Short task: Copy all of the material word for word, except for the pictures.

Recorded data:
- - - - - - -

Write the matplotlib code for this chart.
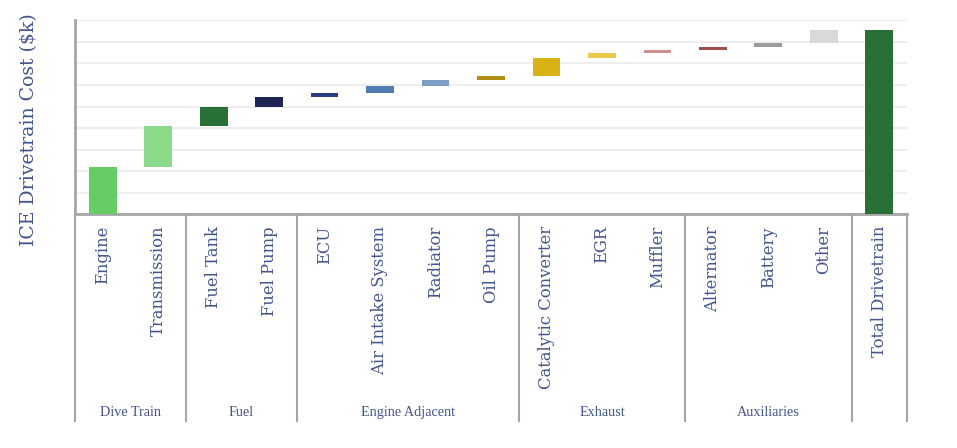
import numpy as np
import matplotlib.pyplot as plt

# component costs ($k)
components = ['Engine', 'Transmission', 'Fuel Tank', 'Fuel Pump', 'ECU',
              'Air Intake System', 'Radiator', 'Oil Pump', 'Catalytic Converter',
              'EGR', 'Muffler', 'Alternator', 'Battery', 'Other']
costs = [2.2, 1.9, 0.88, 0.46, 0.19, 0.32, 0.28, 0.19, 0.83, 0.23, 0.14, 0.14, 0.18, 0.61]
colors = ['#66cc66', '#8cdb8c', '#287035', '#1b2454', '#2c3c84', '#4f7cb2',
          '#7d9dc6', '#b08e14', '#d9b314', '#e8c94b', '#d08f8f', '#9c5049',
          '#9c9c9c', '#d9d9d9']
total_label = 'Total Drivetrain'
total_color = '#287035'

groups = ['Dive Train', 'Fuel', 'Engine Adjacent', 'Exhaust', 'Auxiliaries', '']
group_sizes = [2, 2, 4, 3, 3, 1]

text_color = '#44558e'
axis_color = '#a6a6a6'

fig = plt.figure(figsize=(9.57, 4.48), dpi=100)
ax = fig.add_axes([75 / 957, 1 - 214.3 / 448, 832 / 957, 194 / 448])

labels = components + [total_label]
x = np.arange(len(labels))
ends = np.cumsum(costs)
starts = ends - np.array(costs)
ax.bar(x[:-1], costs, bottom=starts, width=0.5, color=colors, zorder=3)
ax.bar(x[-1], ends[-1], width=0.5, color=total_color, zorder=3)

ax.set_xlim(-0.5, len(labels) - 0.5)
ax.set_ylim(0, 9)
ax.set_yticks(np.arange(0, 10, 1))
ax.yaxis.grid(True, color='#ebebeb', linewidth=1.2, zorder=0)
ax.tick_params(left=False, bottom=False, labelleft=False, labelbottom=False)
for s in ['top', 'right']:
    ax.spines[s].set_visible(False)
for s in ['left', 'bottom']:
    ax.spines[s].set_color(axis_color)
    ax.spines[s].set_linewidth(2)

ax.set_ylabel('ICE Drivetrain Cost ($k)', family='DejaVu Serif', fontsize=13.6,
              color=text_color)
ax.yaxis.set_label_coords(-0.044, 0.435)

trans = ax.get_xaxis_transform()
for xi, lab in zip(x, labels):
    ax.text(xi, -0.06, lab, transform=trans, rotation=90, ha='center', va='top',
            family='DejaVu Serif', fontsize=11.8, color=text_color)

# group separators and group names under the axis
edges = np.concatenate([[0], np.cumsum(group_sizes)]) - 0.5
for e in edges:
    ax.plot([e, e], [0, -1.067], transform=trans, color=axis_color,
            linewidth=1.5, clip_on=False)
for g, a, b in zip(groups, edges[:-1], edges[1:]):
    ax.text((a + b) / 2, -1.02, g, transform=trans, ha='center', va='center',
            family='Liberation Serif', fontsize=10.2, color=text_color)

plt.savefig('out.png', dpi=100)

- - - - - - -

Solution to the problem:
Write the matplotlib code for this chart.
import numpy as np
import matplotlib.pyplot as plt

# component costs ($k)
components = ['Engine', 'Transmission', 'Fuel Tank', 'Fuel Pump', 'ECU',
              'Air Intake System', 'Radiator', 'Oil Pump', 'Catalytic Converter',
              'EGR', 'Muffler', 'Alternator', 'Battery', 'Other']
costs = [2.2, 1.9, 0.88, 0.46, 0.19, 0.32, 0.28, 0.19, 0.83, 0.23, 0.14, 0.14, 0.18, 0.61]
colors = ['#66cc66', '#8cdb8c', '#287035', '#1b2454', '#2c3c84', '#4f7cb2',
          '#7d9dc6', '#b08e14', '#d9b314', '#e8c94b', '#d08f8f', '#9c5049',
          '#9c9c9c', '#d9d9d9']
total_label = 'Total Drivetrain'
total_color = '#287035'

groups = ['Dive Train', 'Fuel', 'Engine Adjacent', 'Exhaust', 'Auxiliaries', '']
group_sizes = [2, 2, 4, 3, 3, 1]

text_color = '#44558e'
axis_color = '#a6a6a6'

fig = plt.figure(figsize=(9.57, 4.48), dpi=100)
ax = fig.add_axes([75 / 957, 1 - 214.3 / 448, 832 / 957, 194 / 448])

labels = components + [total_label]
x = np.arange(len(labels))
ends = np.cumsum(costs)
starts = ends - np.array(costs)
ax.bar(x[:-1], costs, bottom=starts, width=0.5, color=colors, zorder=3)
ax.bar(x[-1], ends[-1], width=0.5, color=total_color, zorder=3)

ax.set_xlim(-0.5, len(labels) - 0.5)
ax.set_ylim(0, 9)
ax.set_yticks(np.arange(0, 10, 1))
ax.yaxis.grid(True, color='#ebebeb', linewidth=1.2, zorder=0)
ax.tick_params(left=False, bottom=False, labelleft=False, labelbottom=False)
for s in ['top', 'right']:
    ax.spines[s].set_visible(False)
for s in ['left', 'bottom']:
    ax.spines[s].set_color(axis_color)
    ax.spines[s].set_linewidth(2)

ax.set_ylabel('ICE Drivetrain Cost ($k)', family='DejaVu Serif', fontsize=13.6,
              color=text_color)
ax.yaxis.set_label_coords(-0.044, 0.435)

trans = ax.get_xaxis_transform()
for xi, lab in zip(x, labels):
    ax.text(xi, -0.06, lab, transform=trans, rotation=90, ha='center', va='top',
            family='DejaVu Serif', fontsize=11.8, color=text_color)

# group separators and group names under the axis
edges = np.concatenate([[0], np.cumsum(group_sizes)]) - 0.5
for e in edges:
    ax.plot([e, e], [0, -1.067], transform=trans, color=axis_color,
            linewidth=1.5, clip_on=False)
for g, a, b in zip(groups, edges[:-1], edges[1:]):
    ax.text((a + b) / 2, -1.02, g, transform=trans, ha='center', va='center',
            family='Liberation Serif', fontsize=10.2, color=text_color)

plt.savefig('out.png', dpi=100)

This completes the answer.